Copy out the material below in full, but not its images.
════════
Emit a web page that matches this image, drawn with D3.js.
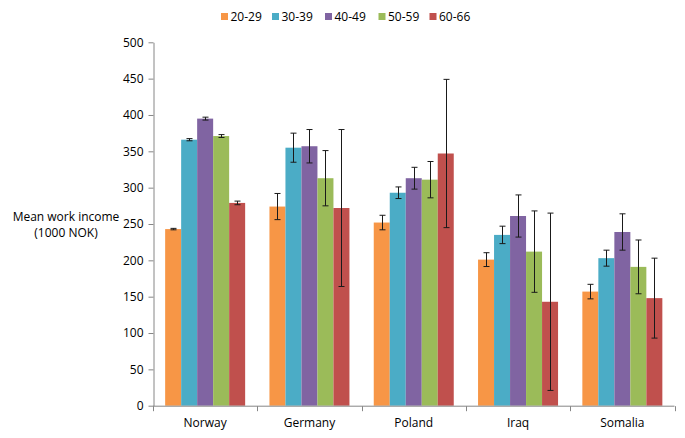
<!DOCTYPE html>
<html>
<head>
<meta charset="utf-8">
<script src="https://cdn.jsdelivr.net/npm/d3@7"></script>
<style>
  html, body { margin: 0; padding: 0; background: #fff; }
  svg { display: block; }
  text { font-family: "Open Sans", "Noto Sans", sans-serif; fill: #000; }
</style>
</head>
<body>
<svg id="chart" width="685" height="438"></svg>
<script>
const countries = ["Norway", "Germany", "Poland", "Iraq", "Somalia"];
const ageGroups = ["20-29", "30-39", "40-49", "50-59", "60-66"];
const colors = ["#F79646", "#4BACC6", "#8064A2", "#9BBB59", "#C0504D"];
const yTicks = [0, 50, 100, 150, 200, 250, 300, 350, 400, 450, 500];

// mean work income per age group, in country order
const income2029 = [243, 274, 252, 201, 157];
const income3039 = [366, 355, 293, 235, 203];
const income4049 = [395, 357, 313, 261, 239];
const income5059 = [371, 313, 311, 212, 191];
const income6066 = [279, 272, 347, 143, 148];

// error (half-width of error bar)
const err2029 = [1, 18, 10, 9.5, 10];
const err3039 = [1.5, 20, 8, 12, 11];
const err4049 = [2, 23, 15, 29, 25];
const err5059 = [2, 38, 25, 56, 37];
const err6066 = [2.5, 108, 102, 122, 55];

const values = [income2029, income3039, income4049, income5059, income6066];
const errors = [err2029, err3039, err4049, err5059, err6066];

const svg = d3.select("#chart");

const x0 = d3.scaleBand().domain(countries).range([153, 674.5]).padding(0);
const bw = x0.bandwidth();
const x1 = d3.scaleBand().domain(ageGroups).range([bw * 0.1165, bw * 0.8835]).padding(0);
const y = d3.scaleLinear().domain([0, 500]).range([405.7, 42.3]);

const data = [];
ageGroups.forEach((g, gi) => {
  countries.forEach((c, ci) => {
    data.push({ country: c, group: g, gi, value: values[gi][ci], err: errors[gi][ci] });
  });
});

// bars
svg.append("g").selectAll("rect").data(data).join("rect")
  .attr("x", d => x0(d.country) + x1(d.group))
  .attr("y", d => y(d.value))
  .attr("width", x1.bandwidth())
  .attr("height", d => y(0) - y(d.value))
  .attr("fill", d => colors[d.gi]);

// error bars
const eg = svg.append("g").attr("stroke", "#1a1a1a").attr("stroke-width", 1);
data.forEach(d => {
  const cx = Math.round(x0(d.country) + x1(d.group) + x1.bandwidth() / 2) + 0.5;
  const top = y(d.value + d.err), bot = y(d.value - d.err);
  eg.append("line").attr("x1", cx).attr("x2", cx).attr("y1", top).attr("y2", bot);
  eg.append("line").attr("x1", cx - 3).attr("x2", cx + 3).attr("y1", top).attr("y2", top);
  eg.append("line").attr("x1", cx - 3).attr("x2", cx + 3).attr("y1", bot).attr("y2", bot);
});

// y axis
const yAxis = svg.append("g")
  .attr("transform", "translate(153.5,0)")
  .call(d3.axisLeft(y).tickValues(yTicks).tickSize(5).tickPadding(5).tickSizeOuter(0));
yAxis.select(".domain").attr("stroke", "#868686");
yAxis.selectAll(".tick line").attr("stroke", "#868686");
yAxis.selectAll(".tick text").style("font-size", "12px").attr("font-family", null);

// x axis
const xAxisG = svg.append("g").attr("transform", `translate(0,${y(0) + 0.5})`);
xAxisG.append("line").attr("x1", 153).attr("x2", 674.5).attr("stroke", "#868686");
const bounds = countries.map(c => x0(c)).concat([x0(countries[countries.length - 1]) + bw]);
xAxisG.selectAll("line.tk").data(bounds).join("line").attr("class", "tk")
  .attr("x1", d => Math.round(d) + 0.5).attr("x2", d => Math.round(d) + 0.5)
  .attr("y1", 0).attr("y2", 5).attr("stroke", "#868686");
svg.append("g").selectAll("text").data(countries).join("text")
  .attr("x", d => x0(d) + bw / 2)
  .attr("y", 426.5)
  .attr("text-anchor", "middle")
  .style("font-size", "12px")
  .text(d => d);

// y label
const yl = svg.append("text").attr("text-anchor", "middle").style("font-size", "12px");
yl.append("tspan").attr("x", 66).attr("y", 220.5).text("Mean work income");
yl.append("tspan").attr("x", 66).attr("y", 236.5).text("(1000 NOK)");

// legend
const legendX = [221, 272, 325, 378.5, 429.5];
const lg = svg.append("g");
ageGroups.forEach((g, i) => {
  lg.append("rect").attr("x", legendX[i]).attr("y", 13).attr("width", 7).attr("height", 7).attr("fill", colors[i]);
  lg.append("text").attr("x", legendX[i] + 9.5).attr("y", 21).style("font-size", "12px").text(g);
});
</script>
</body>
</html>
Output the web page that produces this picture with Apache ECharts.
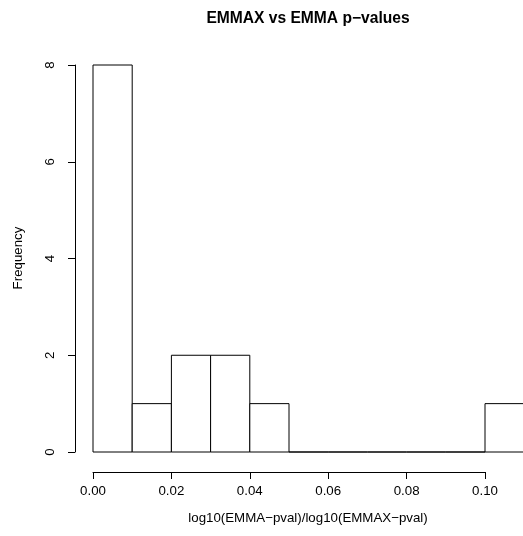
════════
== EXERCISE ANSWER ==
Emit a web page that matches this image, drawn with D3.js.
<!DOCTYPE html>
<html>
<head>
<meta charset="utf-8">
<script src="https://cdn.jsdelivr.net/npm/d3@7"></script>
<style>
  html, body { margin: 0; padding: 0; background: #fff; }
  svg { display: block; }
  text { font-family: "Open Sans", "Noto Sans", sans-serif; fill: #000; }
</style>
</head>
<body>
<svg id="chart" width="685" height="438"></svg>
<script>
const countries = ["Norway", "Germany", "Poland", "Iraq", "Somalia"];
const ageGroups = ["20-29", "30-39", "40-49", "50-59", "60-66"];
const colors = ["#F79646", "#4BACC6", "#8064A2", "#9BBB59", "#C0504D"];
const yTicks = [0, 50, 100, 150, 200, 250, 300, 350, 400, 450, 500];

// mean work income per age group, in country order
const income2029 = [243, 274, 252, 201, 157];
const income3039 = [366, 355, 293, 235, 203];
const income4049 = [395, 357, 313, 261, 239];
const income5059 = [371, 313, 311, 212, 191];
const income6066 = [279, 272, 347, 143, 148];

// error (half-width of error bar)
const err2029 = [1, 18, 10, 9.5, 10];
const err3039 = [1.5, 20, 8, 12, 11];
const err4049 = [2, 23, 15, 29, 25];
const err5059 = [2, 38, 25, 56, 37];
const err6066 = [2.5, 108, 102, 122, 55];

const values = [income2029, income3039, income4049, income5059, income6066];
const errors = [err2029, err3039, err4049, err5059, err6066];

const svg = d3.select("#chart");

const x0 = d3.scaleBand().domain(countries).range([153, 674.5]).padding(0);
const bw = x0.bandwidth();
const x1 = d3.scaleBand().domain(ageGroups).range([bw * 0.1165, bw * 0.8835]).padding(0);
const y = d3.scaleLinear().domain([0, 500]).range([405.7, 42.3]);

const data = [];
ageGroups.forEach((g, gi) => {
  countries.forEach((c, ci) => {
    data.push({ country: c, group: g, gi, value: values[gi][ci], err: errors[gi][ci] });
  });
});

// bars
svg.append("g").selectAll("rect").data(data).join("rect")
  .attr("x", d => x0(d.country) + x1(d.group))
  .attr("y", d => y(d.value))
  .attr("width", x1.bandwidth())
  .attr("height", d => y(0) - y(d.value))
  .attr("fill", d => colors[d.gi]);

// error bars
const eg = svg.append("g").attr("stroke", "#1a1a1a").attr("stroke-width", 1);
data.forEach(d => {
  const cx = Math.round(x0(d.country) + x1(d.group) + x1.bandwidth() / 2) + 0.5;
  const top = y(d.value + d.err), bot = y(d.value - d.err);
  eg.append("line").attr("x1", cx).attr("x2", cx).attr("y1", top).attr("y2", bot);
  eg.append("line").attr("x1", cx - 3).attr("x2", cx + 3).attr("y1", top).attr("y2", top);
  eg.append("line").attr("x1", cx - 3).attr("x2", cx + 3).attr("y1", bot).attr("y2", bot);
});

// y axis
const yAxis = svg.append("g")
  .attr("transform", "translate(153.5,0)")
  .call(d3.axisLeft(y).tickValues(yTicks).tickSize(5).tickPadding(5).tickSizeOuter(0));
yAxis.select(".domain").attr("stroke", "#868686");
yAxis.selectAll(".tick line").attr("stroke", "#868686");
yAxis.selectAll(".tick text").style("font-size", "12px").attr("font-family", null);

// x axis
const xAxisG = svg.append("g").attr("transform", `translate(0,${y(0) + 0.5})`);
xAxisG.append("line").attr("x1", 153).attr("x2", 674.5).attr("stroke", "#868686");
const bounds = countries.map(c => x0(c)).concat([x0(countries[countries.length - 1]) + bw]);
xAxisG.selectAll("line.tk").data(bounds).join("line").attr("class", "tk")
  .attr("x1", d => Math.round(d) + 0.5).attr("x2", d => Math.round(d) + 0.5)
  .attr("y1", 0).attr("y2", 5).attr("stroke", "#868686");
svg.append("g").selectAll("text").data(countries).join("text")
  .attr("x", d => x0(d) + bw / 2)
  .attr("y", 426.5)
  .attr("text-anchor", "middle")
  .style("font-size", "12px")
  .text(d => d);

// y label
const yl = svg.append("text").attr("text-anchor", "middle").style("font-size", "12px");
yl.append("tspan").attr("x", 66).attr("y", 220.5).text("Mean work income");
yl.append("tspan").attr("x", 66).attr("y", 236.5).text("(1000 NOK)");

// legend
const legendX = [221, 272, 325, 378.5, 429.5];
const lg = svg.append("g");
ageGroups.forEach((g, i) => {
  lg.append("rect").attr("x", legendX[i]).attr("y", 13).attr("width", 7).attr("height", 7).attr("fill", colors[i]);
  lg.append("text").attr("x", legendX[i] + 9.5).attr("y", 21).style("font-size", "12px").text(g);
});
</script>
</body>
</html>
Output the web page that produces this picture with Apache ECharts.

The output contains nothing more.